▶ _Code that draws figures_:
------------------------------------------------
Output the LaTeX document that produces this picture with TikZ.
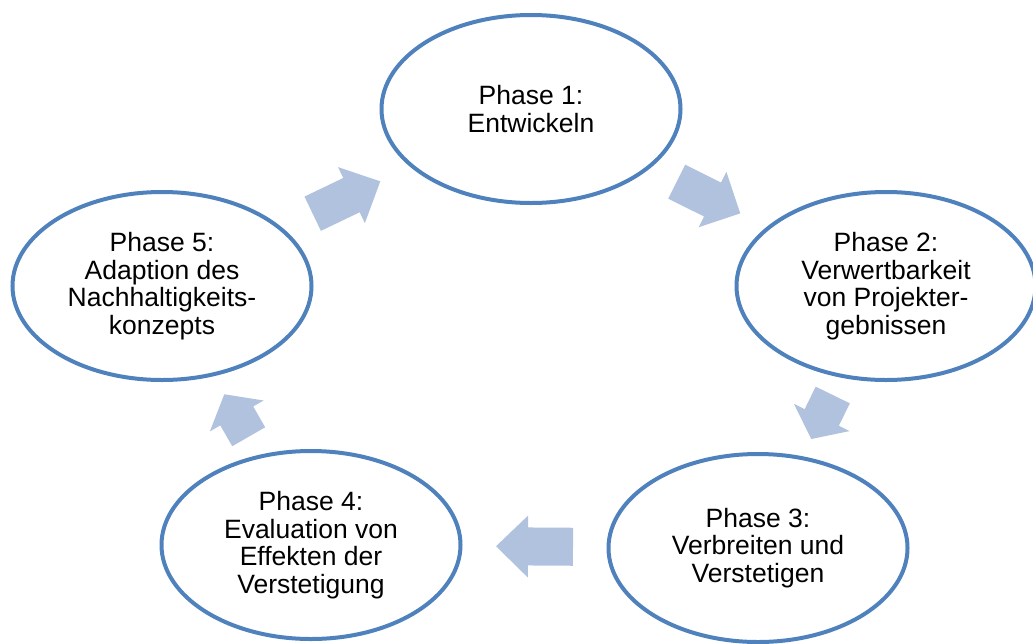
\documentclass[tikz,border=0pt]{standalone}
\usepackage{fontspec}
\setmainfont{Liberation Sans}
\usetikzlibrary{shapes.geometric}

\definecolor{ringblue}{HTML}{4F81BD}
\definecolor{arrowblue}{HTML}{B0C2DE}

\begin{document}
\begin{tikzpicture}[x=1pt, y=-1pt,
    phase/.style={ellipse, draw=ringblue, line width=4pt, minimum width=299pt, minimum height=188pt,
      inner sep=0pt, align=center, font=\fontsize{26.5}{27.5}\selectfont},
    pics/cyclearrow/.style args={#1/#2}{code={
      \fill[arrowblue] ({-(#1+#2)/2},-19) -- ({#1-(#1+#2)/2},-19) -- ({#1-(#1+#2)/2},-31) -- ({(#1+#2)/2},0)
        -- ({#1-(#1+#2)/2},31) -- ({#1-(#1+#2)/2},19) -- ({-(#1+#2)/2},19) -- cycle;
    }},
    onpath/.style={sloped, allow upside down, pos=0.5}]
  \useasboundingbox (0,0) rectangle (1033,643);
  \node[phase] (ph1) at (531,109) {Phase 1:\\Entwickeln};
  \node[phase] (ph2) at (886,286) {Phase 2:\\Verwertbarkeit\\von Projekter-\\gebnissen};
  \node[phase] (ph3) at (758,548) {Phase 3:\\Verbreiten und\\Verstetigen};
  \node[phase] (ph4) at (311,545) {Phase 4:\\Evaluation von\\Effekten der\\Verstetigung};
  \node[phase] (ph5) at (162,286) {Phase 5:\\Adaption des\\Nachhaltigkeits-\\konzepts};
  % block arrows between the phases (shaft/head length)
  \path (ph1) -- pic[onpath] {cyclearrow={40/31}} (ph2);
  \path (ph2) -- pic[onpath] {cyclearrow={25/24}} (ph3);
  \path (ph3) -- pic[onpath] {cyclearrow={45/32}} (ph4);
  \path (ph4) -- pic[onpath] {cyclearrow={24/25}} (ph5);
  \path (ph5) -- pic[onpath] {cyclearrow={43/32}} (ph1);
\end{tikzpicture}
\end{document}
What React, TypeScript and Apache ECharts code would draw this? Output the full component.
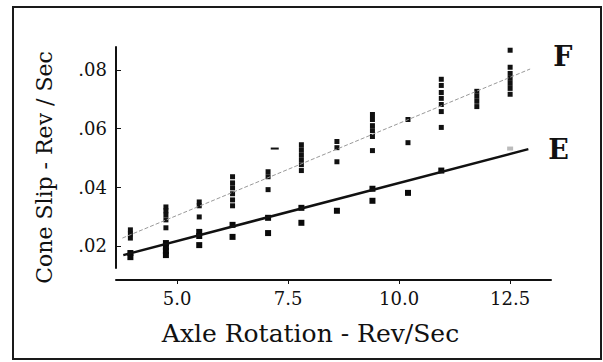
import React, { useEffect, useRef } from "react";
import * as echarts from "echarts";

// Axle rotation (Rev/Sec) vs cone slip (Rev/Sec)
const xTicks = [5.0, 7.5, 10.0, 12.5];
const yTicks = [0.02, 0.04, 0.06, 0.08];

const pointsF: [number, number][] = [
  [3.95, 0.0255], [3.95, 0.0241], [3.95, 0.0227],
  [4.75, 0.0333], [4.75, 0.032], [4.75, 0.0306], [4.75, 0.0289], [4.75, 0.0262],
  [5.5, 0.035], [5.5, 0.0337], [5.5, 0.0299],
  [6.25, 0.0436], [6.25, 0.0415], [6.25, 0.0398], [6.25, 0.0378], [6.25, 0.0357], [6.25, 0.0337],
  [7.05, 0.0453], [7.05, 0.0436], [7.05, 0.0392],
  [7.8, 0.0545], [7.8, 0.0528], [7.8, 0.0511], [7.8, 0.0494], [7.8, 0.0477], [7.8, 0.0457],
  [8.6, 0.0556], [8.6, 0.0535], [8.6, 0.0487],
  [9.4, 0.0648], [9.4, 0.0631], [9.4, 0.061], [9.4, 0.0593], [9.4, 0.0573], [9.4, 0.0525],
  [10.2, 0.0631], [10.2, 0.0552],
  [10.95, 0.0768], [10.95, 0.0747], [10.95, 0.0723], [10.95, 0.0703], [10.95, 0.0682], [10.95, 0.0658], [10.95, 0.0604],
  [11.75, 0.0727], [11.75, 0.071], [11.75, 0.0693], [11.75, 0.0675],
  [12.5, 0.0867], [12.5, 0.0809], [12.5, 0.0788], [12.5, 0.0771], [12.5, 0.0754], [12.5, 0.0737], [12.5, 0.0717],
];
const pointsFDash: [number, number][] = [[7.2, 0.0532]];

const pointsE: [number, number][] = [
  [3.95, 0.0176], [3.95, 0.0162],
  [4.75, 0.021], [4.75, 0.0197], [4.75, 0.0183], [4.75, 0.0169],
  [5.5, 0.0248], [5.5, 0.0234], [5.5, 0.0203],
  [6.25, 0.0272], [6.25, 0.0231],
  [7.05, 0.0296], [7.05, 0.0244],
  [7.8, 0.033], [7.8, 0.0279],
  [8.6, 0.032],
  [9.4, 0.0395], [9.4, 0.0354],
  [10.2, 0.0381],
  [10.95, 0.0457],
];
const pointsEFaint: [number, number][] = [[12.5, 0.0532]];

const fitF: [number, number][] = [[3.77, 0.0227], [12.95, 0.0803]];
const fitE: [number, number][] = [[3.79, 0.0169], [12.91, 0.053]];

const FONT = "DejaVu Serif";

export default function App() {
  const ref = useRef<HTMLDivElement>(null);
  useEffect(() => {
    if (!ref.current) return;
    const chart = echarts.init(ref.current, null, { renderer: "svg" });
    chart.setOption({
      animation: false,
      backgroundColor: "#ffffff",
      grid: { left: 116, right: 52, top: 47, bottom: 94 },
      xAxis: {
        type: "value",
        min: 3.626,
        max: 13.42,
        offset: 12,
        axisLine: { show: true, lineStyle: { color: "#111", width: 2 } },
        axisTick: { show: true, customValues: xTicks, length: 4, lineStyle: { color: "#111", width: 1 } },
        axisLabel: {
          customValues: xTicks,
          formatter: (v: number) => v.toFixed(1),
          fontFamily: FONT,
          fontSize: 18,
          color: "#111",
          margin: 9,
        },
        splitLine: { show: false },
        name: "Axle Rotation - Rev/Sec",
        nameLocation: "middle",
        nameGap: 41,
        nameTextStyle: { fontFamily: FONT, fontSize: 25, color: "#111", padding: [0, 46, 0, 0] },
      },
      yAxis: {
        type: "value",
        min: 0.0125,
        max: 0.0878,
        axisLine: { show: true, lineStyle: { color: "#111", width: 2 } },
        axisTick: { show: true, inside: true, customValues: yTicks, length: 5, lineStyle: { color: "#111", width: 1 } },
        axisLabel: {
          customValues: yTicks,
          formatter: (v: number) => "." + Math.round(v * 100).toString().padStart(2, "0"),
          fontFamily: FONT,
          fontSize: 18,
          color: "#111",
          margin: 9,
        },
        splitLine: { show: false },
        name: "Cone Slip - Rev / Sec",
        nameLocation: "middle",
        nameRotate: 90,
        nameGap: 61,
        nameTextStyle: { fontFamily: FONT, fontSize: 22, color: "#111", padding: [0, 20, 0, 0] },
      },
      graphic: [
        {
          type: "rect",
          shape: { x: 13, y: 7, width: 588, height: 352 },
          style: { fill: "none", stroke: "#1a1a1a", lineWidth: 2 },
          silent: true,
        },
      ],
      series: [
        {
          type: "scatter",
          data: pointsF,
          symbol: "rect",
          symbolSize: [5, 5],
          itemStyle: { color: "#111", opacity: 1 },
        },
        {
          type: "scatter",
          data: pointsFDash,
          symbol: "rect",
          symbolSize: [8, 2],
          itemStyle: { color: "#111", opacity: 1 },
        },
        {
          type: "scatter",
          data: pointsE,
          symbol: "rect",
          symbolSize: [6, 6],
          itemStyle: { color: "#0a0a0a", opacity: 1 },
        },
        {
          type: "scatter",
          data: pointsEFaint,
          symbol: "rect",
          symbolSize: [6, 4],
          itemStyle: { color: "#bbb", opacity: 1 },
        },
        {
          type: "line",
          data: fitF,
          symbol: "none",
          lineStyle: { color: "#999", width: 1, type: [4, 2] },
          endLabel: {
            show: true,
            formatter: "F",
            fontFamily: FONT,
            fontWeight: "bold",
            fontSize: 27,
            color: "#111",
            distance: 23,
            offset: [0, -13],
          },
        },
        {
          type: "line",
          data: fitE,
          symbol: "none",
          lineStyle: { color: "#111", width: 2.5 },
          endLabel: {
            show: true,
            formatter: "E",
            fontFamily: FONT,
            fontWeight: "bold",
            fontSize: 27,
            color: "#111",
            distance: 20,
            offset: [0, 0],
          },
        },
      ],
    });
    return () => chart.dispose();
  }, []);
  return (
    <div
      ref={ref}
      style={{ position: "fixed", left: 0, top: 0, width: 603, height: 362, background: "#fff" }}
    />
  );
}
------------------------------------------------
▶ _The exercise_: Write out an exact copy of the listing, first line through the line containing "const yTicks = [0.02, 0.04, 0.06, 0.08];", with the pictures left out.

▶ _Solution_:
Output the LaTeX document that produces this picture with TikZ.
\documentclass[tikz,border=0pt]{standalone}
\usepackage{fontspec}
\setmainfont{Liberation Sans}
\usetikzlibrary{shapes.geometric}

\definecolor{ringblue}{HTML}{4F81BD}
\definecolor{arrowblue}{HTML}{B0C2DE}

\begin{document}
\begin{tikzpicture}[x=1pt, y=-1pt,
    phase/.style={ellipse, draw=ringblue, line width=4pt, minimum width=299pt, minimum height=188pt,
      inner sep=0pt, align=center, font=\fontsize{26.5}{27.5}\selectfont},
    pics/cyclearrow/.style args={#1/#2}{code={
      \fill[arrowblue] ({-(#1+#2)/2},-19) -- ({#1-(#1+#2)/2},-19) -- ({#1-(#1+#2)/2},-31) -- ({(#1+#2)/2},0)
        -- ({#1-(#1+#2)/2},31) -- ({#1-(#1+#2)/2},19) -- ({-(#1+#2)/2},19) -- cycle;
    }},
    onpath/.style={sloped, allow upside down, pos=0.5}]
  \useasboundingbox (0,0) rectangle (1033,643);
  \node[phase] (ph1) at (531,109) {Phase 1:\\Entwickeln};
  \node[phase] (ph2) at (886,286) {Phase 2:\\Verwertbarkeit\\von Projekter-\\gebnissen};
  \node[phase] (ph3) at (758,548) {Phase 3:\\Verbreiten und\\Verstetigen};
  \node[phase] (ph4) at (311,545) {Phase 4:\\Evaluation von\\Effekten der\\Verstetigung};
  \node[phase] (ph5) at (162,286) {Phase 5:\\Adaption des\\Nachhaltigkeits-\\konzepts};
  % block arrows between the phases (shaft/head length)
  \path (ph1) -- pic[onpath] {cyclearrow={40/31}} (ph2);
  \path (ph2) -- pic[onpath] {cyclearrow={25/24}} (ph3);
  \path (ph3) -- pic[onpath] {cyclearrow={45/32}} (ph4);
  \path (ph4) -- pic[onpath] {cyclearrow={24/25}} (ph5);
  \path (ph5) -- pic[onpath] {cyclearrow={43/32}} (ph1);
\end{tikzpicture}
\end{document}
What React, TypeScript and Apache ECharts code would draw this? Output the full component.
import React, { useEffect, useRef } from "react";
import * as echarts from "echarts";

// Axle rotation (Rev/Sec) vs cone slip (Rev/Sec)
const xTicks = [5.0, 7.5, 10.0, 12.5];
const yTicks = [0.02, 0.04, 0.06, 0.08];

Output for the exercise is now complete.